Weakly-supervised object localization
- Oquab et al. proposed object localization with global max pooling (GMP).
- Instead of GAP, this paper proposed to use global average pooling (GAP) since the loss for average pooling benefits when the network identifies all discriminative regions for an object as compared to max pooling.
- The authors of this paper claimed that, while global average pooling is not a novel technique that this paper propose, the observation that it can be applied for accurate discriminative localization is novel.
Class Activation Mapping
Class activation map for a category indicates the discriminative image regions used by the CNN to identify that category.
- Process of class activation mapping
- The network largely consists of convolutional layers
- Just before the final output layer (softmax in the case of categorization), it perform global average pooling on the convolutional feature maps.
- And use those as features for a fully-connected layer that produces the desired output.
- By projecting back the weights of the output layer on the convolutional feature maps, it identify the importance of the image regions (Class activation mapping).
- Below figure shows that the predicted class score is mapped back to the previous convolutional layer to generate the class activation maps (CAMs) which highlights the class-specific discriminative regions.
- Below figure shows some examples of the CAMs output which have discriminative regions of the images for various classes are highlighted.
- Below figure shows differences in the CAMs for a single image when using different classes to generate the maps.
- Discriminative regions for different categories are different even for a given image.
- GAP vs. GMP
- This paper claims that GAP loss encourages the network to identify the extent of the object as compared to GMP which encourages it to identify just one discriminative part.
- This is because, when doing the average of a map, the value can be maximized by finding all discriminative parts of an object as all low activations reduce the output of the particular map.
- Besides, for GMP, low scores for all image regions except the most discriminative one do not impact the score as performed a max.
- By several experiements, while GMP achieves similar classification performance as GAP, GAP outperforms GMP for localization.

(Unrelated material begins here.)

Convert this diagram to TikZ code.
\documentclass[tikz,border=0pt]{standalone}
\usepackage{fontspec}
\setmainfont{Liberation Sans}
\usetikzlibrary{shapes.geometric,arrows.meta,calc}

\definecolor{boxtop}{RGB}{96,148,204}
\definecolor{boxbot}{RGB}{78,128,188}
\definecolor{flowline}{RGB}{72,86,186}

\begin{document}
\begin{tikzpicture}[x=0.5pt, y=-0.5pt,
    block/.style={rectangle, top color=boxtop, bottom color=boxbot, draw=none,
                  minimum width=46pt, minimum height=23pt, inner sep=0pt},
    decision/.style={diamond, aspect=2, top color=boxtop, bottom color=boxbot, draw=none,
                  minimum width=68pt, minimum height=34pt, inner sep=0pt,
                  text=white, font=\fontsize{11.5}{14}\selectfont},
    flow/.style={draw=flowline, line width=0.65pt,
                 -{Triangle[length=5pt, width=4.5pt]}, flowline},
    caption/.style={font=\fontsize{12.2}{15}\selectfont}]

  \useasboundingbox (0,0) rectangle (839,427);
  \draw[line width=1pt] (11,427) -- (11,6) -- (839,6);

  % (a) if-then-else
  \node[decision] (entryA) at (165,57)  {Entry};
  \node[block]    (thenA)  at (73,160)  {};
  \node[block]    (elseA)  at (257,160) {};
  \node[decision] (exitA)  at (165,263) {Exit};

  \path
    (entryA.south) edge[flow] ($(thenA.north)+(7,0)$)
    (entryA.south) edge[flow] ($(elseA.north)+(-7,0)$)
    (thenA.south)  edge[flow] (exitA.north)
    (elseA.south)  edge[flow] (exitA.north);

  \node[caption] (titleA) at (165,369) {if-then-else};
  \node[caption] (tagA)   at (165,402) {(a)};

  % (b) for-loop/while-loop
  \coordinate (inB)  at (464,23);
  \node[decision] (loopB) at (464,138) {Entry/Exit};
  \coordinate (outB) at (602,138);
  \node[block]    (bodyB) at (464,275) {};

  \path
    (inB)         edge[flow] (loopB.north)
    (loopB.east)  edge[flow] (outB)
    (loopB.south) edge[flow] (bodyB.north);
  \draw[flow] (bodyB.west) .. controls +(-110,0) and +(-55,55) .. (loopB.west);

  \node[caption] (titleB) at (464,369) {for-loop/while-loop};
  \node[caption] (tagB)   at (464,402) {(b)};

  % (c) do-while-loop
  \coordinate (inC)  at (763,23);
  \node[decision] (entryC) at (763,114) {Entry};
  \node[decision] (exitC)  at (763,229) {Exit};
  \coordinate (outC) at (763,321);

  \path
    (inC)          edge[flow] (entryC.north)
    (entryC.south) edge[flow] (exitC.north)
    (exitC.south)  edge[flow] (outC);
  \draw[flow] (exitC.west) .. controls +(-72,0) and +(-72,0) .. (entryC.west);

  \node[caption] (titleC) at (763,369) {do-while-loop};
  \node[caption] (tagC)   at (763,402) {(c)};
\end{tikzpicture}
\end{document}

Weakly-supervised Object Localization
The authors evaluated the localization ability of CAM when trained on the ILSVRC 2014 benchmark dataset.
Setup
- CNN Models
- Used popular CNNS: AlexNet, VGGnet, GoogLeNet
- Removed the fully-connected layers before the final output and replace them with GAP followed by a fully-connected softmax layer.
- Mapping resolution: the localization ability of the networks improved when the last convolutional layer before GAP had a higher spatial resolution.

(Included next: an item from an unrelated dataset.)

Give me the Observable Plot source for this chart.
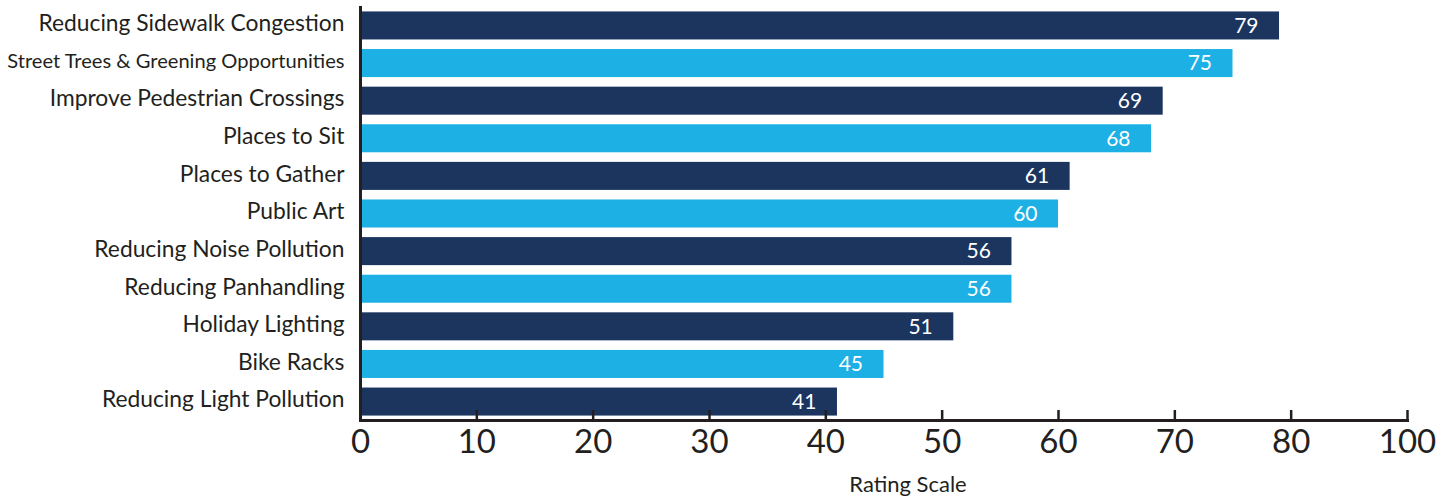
<!DOCTYPE html>
<html>
<head>
<meta charset="utf-8">
<script src="https://cdn.jsdelivr.net/npm/d3@7"></script>
<script src="https://cdn.jsdelivr.net/npm/@observablehq/plot@0.6"></script>
<style>
  html, body { margin: 0; padding: 0; background: #ffffff; }
  #chart svg { display: block; }
</style>
</head>
<body>
<div id="chart"></div>
<script>
const categories = [
  "Reducing Sidewalk Congestion",
  "Street Trees & Greening Opportunities",
  "Improve Pedestrian Crossings",
  "Places to Sit",
  "Places to Gather",
  "Public Art",
  "Reducing Noise Pollution",
  "Reducing Panhandling",
  "Holiday Lighting",
  "Bike Racks",
  "Reducing Light Pollution"
];
const values = [79, 75, 69, 68, 61, 60, 56, 56, 51, 45, 41];
const tickValues = [0, 10, 20, 30, 40, 50, 60, 70, 80, 90];
const tickLabels = ["0", "10", "20", "30", "40", "50", "60", "70", "80", "100"];
const axisTitle = "Rating Scale";

const DARK = "#1b355f";
const LIGHT = "#1cb0e4";
const INK = "#231f20";

const data = categories.map((c, i) => ({label: c, value: values[i], idx: i}));

const chart = Plot.plot({
  width: 1446,
  height: 497,
  marginLeft: 360,
  marginRight: 39,
  marginTop: 7,
  marginBottom: 77,
  style: {fontFamily: "Lato, 'Open Sans', sans-serif", color: INK, background: "#ffffff"},
  x: {domain: [0, 90], axis: null},
  y: {domain: categories, paddingInner: 0.255, paddingOuter: 0.118, round: false, axis: null},
  marks: [
    Plot.barX(data, {x: "value", y: "label", fill: d => d.idx % 2 ? LIGHT : DARK}),
    Plot.text(data, {
      x: "value", y: "label", text: d => String(d.value),
      textAnchor: "end", dx: -21, fill: "white", fontSize: 21
    }),
    Plot.axisY({
      tickSize: 0, tickPadding: 16, label: null,
      fontSize: d => d.length > 32 ? 20.1 : 22.8,
      fill: INK, dy: -2
    }),
    Plot.tickX(tickValues, {x: d => d, insetTop: 403, stroke: INK, strokeWidth: 2.5}),
    Plot.axisX({
      ticks: tickValues, tickFormat: (d) => tickLabels[tickValues.indexOf(d)],
      tickSize: 0, tickPadding: 9, fontSize: 33, label: null, fill: INK
    }),
    Plot.frame({anchor: "left", stroke: INK, strokeWidth: 3}),
    Plot.frame({anchor: "bottom", stroke: INK, strokeWidth: 3}),
    Plot.text([axisTitle], {
      frameAnchor: "bottom", dx: 24, dy: 71, lineAnchor: "bottom",
      fontSize: 22, fill: INK
    })
  ]
});
document.getElementById("chart").appendChild(chart);
</script>
</body>
</html>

- For AlexNet, the layers after conv5 (i.e., pool5 to prob) resulting in a mapping resolution of \(13 \times 13\) are removed.
- For VGGnet, the layers after conv5-3 (i.e., pool5 to prob) resulting in a mapping resolution of \(14 \times 14\) are removed.
- For GoogLeNet, the layers after inception4e (i.e., pool4 to prob) resulting in a mapping resolution of \(14 \times 14\) are removed.
- To each networks, a convolutional layer of size \(3 \times 3\), stride 1, pad 1 with 1024 units are added, followed by a GAP layer and a softmax layer.
- Each networks were fine-tuned on the images of ILSVRC.
Results
- Classification
- Below table summarizes the classification performance.
- There is a small performance drop of 1~2% when removing the additional layers from the various networks.
- It shows that GoogLeNet-GAP and GoogLeNet-GMP have similar performance on classification.
- Localization on the ILSVRC validation set
- Below table and figure are the results of localization performance on the ILSVRC validation set.
- GAP networks outperform all the baseline approaches with GoogLeNet-GAP achieving the lowest localization error.
- Localization on the ILSVRC test set
- Below table and figure are the results of localization performance on the ILSVRC test set.
- GoogLeNet-GAP with heuristics achieves a top-5 error rate in a weakly-supervised setting, which is close to the top-5 error rate of AlexNet in a fully-supervised setting.